Oh my lover ‘n me,
oh we’re sugar free…
Actually, we’re
not. Poor sugar, it’s the latest in a
long line of daemon foods – first salt, then fat and now sugar is the devil’s
white spawn. Why is it so hard for
people to understand ‘everything in moderation’?
Himself and I were
discussing this latest tiresome witch hunt; I try not to add too much extra
sugar to things like tea, I’m not particularly a sweet tooth so don’t have
masses of sweet things during the day and desserts are very rare on an average
night. I even prefer sour cocktails to
their sweeter counterparts! But Himself
decided to not have any added sugar (or even fruit) for a week to see how it
went. I’ve read those self-righteous
articles on-line about people who have ‘beaten their sugar addiction!* - what a
bore. So back to Himself. When he got home he was craving something
sweet, but ignored it. We’re also trying
to cut back a bit on alcohol, this is also proving tough, I love a glass of
wine while I’m cooking**!
We had dinner (Mapo
Tofu) which was delicious. I had bought
some bananas on the weekend, and because the Wee Girl is away (bananaholic) there
is still a heap in the bowl. Best do
something with them. How about dessert? I do a cracking ‘Bananas in Butterscotch
Sauce’ which we enjoy occasionally. So I
sauntered out of the room I was in and said to Wa Wa Nee Sugar Free “I guess
you won’t want dessert? Dammit! I knew
you were going to ask that – of course
I want dessert! Okay, says I.
I’ve been watching
way too much English Masterchef lately so lots of chefy presentation has been
going on. Usually the bananas are
caramelised, plopped in a bowl, sauce poured on top with a scoop of ice-cream. Today though, I decided to make it to look
smashing as well.
So I cooked the
bananas in melted butter and brown sugar over a low heat (I always use salted
butter as I think it gives it that ‘salted caramel’ angle.) Once the bananas were caramalised I artfully
placed them on some square white plates we have. I then added passionfruit pulp to the pan
(for tartness) and some cream to turn the butter/sugar into butterscotch
sauce. I carefully scooped some vanilla ice-cream
onto the opposite corner of the plate and trickled (I didn’t drizzle) the sauce
over the bananas. I then rested two dark
chocolate and orange sticks*** against the ice-cream.
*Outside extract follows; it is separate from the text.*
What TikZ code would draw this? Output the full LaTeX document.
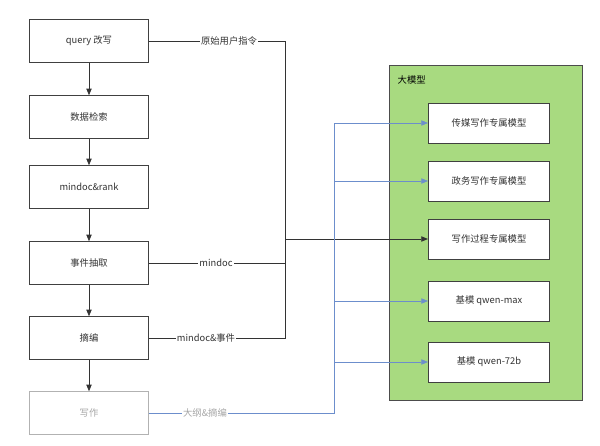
\documentclass[tikz,border=0pt]{standalone}
\usepackage{fontspec}
\setmainfont{Noto Sans CJK SC}
\usetikzlibrary{arrows.meta}
\definecolor{groupgreen}{RGB}{168,218,128}
\definecolor{linkblue}{RGB}{108,142,204}
\tikzset{
  stage/.style={draw=black!75, fill=white, semithick, minimum width=89pt, minimum height=32pt, font=\fontsize{7}{8}\selectfont, text=black!80},
  model/.style={draw=black!75, fill=white, semithick, minimum width=91pt, minimum height=30pt, font=\fontsize{7}{8}\selectfont, text=black!80},
  flow/.style={semithick, black!80, -{Triangle[length=5pt,width=4pt]}},
  blueline/.style={draw=linkblue},
  tag/.style={fill=white, inner sep=1pt, font=\fontsize{7}{8}\selectfont, text=black!80}
}
\begin{document}
\begin{tikzpicture}[x=0.75pt, y=-0.75pt]
\useasboundingbox (0,0) rectangle (600,446);
% Model group
    \draw[semithick, black!70, fill=groupgreen] (389,65) rectangle (582,400);
    \node[anchor=north west, font=\fontsize{7}{8}\selectfont] (group) at (393,71) {大模型};
% Pipeline stages
    \node[stage] (query) at (89,41) {query 改写};
    \node[stage] (search) at (89,117) {数据检索};
    \node[stage] (rank) at (89,187) {mindoc\&rank};
    \node[stage] (extract) at (89,263) {事件抽取};
    \node[stage] (digest) at (89,338) {摘编};
    \node[stage, draw=black!30, text=black!35] (write) at (89,413) {写作};
    \draw[flow] (query) -- (search);
    \draw[flow] (search) -- (rank);
    \draw[flow] (rank) -- (extract);
    \draw[flow] (extract) -- (digest);
    \draw[flow] (digest) -- (write);
% Models
    \node[model] (media) at (489,123) {传媒写作专属模型};
    \node[model] (gov) at (489,181) {政务写作专属模型};
    \node[model] (proc) at (489,239) {写作过程专属模型};
    \node[model] (max) at (489,301) {基模 qwen-max};
    \node[model] (big) at (489,362) {基模 qwen-72b};
% Black bus
    \coordinate (bt) at (285,41);
    \coordinate (bm) at (285,239);
    \coordinate (bb) at (285,338);
    \draw[semithick, black!80] (query.east) -- (bt) -- (bb) -- (digest.east);
    \draw[semithick, black!80] (extract.east) -- (285,263);
    \draw[flow] (bm) -- (proc.west);
    \node[tag] at (229,41) {原始用户指令};
    \node[tag] at (216,263) {mindoc};
    \node[tag] at (206,338) {mindoc\&事件};
% Blue bus
    \coordinate (lt) at (334,123);
    \coordinate (lb) at (334,413);
    \draw[blueline] (write.east) -- (lb) -- (lt);
    \foreach \m in {media, gov, max, big}
      \draw[blueline, -{Triangle[length=5pt,width=4pt]}] (lt |- \m.west) -- (\m.west);
    \node[tag, text=black!35] at (205,413) {大纲\&摘编};
\end{tikzpicture}
\end{document}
It looked fantastic (alas, I forgot to take a
picture before we hoed in!!) very posh.
Once we finished
licking the plates it was decided being sugar free and alcohol free would not
make you live longer – it would just feel that way.
Maybe I’ll make it
again tomorrow night – purely for photographic reasons you understand… I would
hate for you all to miss out on how gorgeous it looked, and there are more
bananas, it would be terrible if they went to waste…
*There’s
probably a 10 step program for it now “Hi, my name’s FBJ and I’m a sugaholic”
**I
love a glass of wine when I get home from work, when I’m cooking, with dinner,
after dinner…
***received
the sticks in a Christmas hamper – the good thing about not being a sweet
obsessed family is we always tend to have this stuff lying around waiting for
the perfect opportunity to use them in desserts etc.